— begin —

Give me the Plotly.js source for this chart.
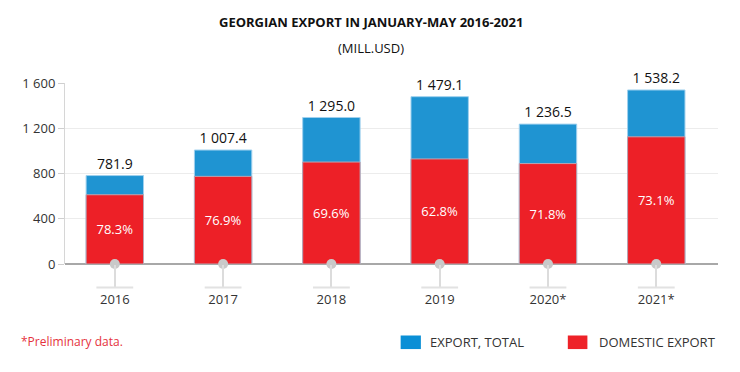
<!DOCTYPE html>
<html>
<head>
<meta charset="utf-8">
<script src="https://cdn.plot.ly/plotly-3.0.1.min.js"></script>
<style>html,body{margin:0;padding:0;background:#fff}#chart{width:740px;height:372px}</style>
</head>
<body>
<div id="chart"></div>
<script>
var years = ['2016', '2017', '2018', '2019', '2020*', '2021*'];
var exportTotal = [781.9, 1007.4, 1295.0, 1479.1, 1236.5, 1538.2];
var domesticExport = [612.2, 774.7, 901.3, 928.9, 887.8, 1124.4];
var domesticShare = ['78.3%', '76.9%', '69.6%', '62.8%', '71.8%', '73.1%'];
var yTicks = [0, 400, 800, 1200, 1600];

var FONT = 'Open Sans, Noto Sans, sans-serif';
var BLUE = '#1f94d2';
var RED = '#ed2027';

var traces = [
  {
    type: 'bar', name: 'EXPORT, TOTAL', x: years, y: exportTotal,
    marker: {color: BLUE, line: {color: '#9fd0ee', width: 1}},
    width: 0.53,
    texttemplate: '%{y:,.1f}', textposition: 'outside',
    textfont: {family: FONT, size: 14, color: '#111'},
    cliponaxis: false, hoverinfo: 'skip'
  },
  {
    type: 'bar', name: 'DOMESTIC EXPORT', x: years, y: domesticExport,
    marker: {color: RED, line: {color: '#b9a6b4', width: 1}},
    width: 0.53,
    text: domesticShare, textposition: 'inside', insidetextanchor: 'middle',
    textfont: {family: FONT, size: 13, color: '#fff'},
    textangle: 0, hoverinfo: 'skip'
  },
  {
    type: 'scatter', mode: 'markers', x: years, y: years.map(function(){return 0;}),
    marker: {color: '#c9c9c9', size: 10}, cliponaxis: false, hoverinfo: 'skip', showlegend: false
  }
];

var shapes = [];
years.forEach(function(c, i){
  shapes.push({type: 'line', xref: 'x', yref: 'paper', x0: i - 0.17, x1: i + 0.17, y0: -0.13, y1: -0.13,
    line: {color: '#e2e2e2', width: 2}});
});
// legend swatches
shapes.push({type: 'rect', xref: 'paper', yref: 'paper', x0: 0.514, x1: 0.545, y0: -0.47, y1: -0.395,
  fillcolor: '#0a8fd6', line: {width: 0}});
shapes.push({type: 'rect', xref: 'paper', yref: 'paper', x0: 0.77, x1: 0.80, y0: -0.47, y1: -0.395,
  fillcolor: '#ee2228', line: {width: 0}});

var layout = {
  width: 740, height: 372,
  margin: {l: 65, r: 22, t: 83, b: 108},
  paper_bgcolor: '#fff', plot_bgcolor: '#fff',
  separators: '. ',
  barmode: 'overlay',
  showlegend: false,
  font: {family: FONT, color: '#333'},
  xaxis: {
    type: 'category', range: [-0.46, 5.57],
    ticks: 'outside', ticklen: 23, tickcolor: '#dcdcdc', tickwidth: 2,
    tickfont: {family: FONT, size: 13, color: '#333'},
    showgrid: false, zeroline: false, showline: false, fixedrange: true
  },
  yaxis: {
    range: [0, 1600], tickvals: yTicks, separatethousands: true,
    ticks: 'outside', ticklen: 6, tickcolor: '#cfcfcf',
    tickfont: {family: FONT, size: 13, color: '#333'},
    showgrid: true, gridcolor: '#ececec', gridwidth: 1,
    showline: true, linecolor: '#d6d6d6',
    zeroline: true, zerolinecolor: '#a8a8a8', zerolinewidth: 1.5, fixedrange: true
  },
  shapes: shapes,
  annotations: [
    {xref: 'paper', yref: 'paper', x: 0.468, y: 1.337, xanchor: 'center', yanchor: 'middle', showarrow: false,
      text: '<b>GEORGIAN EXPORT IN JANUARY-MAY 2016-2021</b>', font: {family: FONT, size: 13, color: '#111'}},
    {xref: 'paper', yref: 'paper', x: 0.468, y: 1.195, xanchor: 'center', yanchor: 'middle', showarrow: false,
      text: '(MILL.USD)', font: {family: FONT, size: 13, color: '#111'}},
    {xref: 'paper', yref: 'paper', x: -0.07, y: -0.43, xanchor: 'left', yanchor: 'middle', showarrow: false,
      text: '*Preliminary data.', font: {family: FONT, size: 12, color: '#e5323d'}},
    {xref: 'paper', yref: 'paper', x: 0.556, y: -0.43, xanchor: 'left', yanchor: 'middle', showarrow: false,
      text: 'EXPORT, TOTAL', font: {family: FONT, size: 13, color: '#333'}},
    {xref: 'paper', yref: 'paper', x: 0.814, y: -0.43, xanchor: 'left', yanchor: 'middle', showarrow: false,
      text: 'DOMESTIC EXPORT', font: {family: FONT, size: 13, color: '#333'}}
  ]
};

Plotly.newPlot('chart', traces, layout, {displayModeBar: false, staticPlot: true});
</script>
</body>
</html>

— end —

▶ THE REQUEST
Quote the data exactly, leaving every image out of the copy.

▶ SOLVED EXERCISE
Give me the Plotly.js source for this chart.
<!DOCTYPE html>
<html>
<head>
<meta charset="utf-8">
<script src="https://cdn.plot.ly/plotly-3.0.1.min.js"></script>
<style>html,body{margin:0;padding:0;background:#fff}#chart{width:740px;height:372px}</style>
</head>
<body>
<div id="chart"></div>
<script>
var years = ['2016', '2017', '2018', '2019', '2020*', '2021*'];
var exportTotal = [781.9, 1007.4, 1295.0, 1479.1, 1236.5, 1538.2];
var domesticExport = [612.2, 774.7, 901.3, 928.9, 887.8, 1124.4];
var domesticShare = ['78.3%', '76.9%', '69.6%', '62.8%', '71.8%', '73.1%'];
var yTicks = [0, 400, 800, 1200, 1600];

var FONT = 'Open Sans, Noto Sans, sans-serif';
var BLUE = '#1f94d2';
var RED = '#ed2027';

var traces = [
  {
    type: 'bar', name: 'EXPORT, TOTAL', x: years, y: exportTotal,
    marker: {color: BLUE, line: {color: '#9fd0ee', width: 1}},
    width: 0.53,
    texttemplate: '%{y:,.1f}', textposition: 'outside',
    textfont: {family: FONT, size: 14, color: '#111'},
    cliponaxis: false, hoverinfo: 'skip'
  },
  {
    type: 'bar', name: 'DOMESTIC EXPORT', x: years, y: domesticExport,
    marker: {color: RED, line: {color: '#b9a6b4', width: 1}},
    width: 0.53,
    text: domesticShare, textposition: 'inside', insidetextanchor: 'middle',
    textfont: {family: FONT, size: 13, color: '#fff'},
    textangle: 0, hoverinfo: 'skip'
  },
  {
    type: 'scatter', mode: 'markers', x: years, y: years.map(function(){return 0;}),
    marker: {color: '#c9c9c9', size: 10}, cliponaxis: false, hoverinfo: 'skip', showlegend: false
  }
];

var shapes = [];
years.forEach(function(c, i){
  shapes.push({type: 'line', xref: 'x', yref: 'paper', x0: i - 0.17, x1: i + 0.17, y0: -0.13, y1: -0.13,
    line: {color: '#e2e2e2', width: 2}});
});
// legend swatches
shapes.push({type: 'rect', xref: 'paper', yref: 'paper', x0: 0.514, x1: 0.545, y0: -0.47, y1: -0.395,
  fillcolor: '#0a8fd6', line: {width: 0}});
shapes.push({type: 'rect', xref: 'paper', yref: 'paper', x0: 0.77, x1: 0.80, y0: -0.47, y1: -0.395,
  fillcolor: '#ee2228', line: {width: 0}});

var layout = {
  width: 740, height: 372,
  margin: {l: 65, r: 22, t: 83, b: 108},
  paper_bgcolor: '#fff', plot_bgcolor: '#fff',
  separators: '. ',
  barmode: 'overlay',
  showlegend: false,
  font: {family: FONT, color: '#333'},
  xaxis: {
    type: 'category', range: [-0.46, 5.57],
    ticks: 'outside', ticklen: 23, tickcolor: '#dcdcdc', tickwidth: 2,
    tickfont: {family: FONT, size: 13, color: '#333'},
    showgrid: false, zeroline: false, showline: false, fixedrange: true
  },
  yaxis: {
    range: [0, 1600], tickvals: yTicks, separatethousands: true,
    ticks: 'outside', ticklen: 6, tickcolor: '#cfcfcf',
    tickfont: {family: FONT, size: 13, color: '#333'},
    showgrid: true, gridcolor: '#ececec', gridwidth: 1,
    showline: true, linecolor: '#d6d6d6',
    zeroline: true, zerolinecolor: '#a8a8a8', zerolinewidth: 1.5, fixedrange: true
  },
  shapes: shapes,
  annotations: [
    {xref: 'paper', yref: 'paper', x: 0.468, y: 1.337, xanchor: 'center', yanchor: 'middle', showarrow: false,
      text: '<b>GEORGIAN EXPORT IN JANUARY-MAY 2016-2021</b>', font: {family: FONT, size: 13, color: '#111'}},
    {xref: 'paper', yref: 'paper', x: 0.468, y: 1.195, xanchor: 'center', yanchor: 'middle', showarrow: false,
      text: '(MILL.USD)', font: {family: FONT, size: 13, color: '#111'}},
    {xref: 'paper', yref: 'paper', x: -0.07, y: -0.43, xanchor: 'left', yanchor: 'middle', showarrow: false,
      text: '*Preliminary data.', font: {family: FONT, size: 12, color: '#e5323d'}},
    {xref: 'paper', yref: 'paper', x: 0.556, y: -0.43, xanchor: 'left', yanchor: 'middle', showarrow: false,
      text: 'EXPORT, TOTAL', font: {family: FONT, size: 13, color: '#333'}},
    {xref: 'paper', yref: 'paper', x: 0.814, y: -0.43, xanchor: 'left', yanchor: 'middle', showarrow: false,
      text: 'DOMESTIC EXPORT', font: {family: FONT, size: 13, color: '#333'}}
  ]
};

Plotly.newPlot('chart', traces, layout, {displayModeBar: false, staticPlot: true});
</script>
</body>
</html>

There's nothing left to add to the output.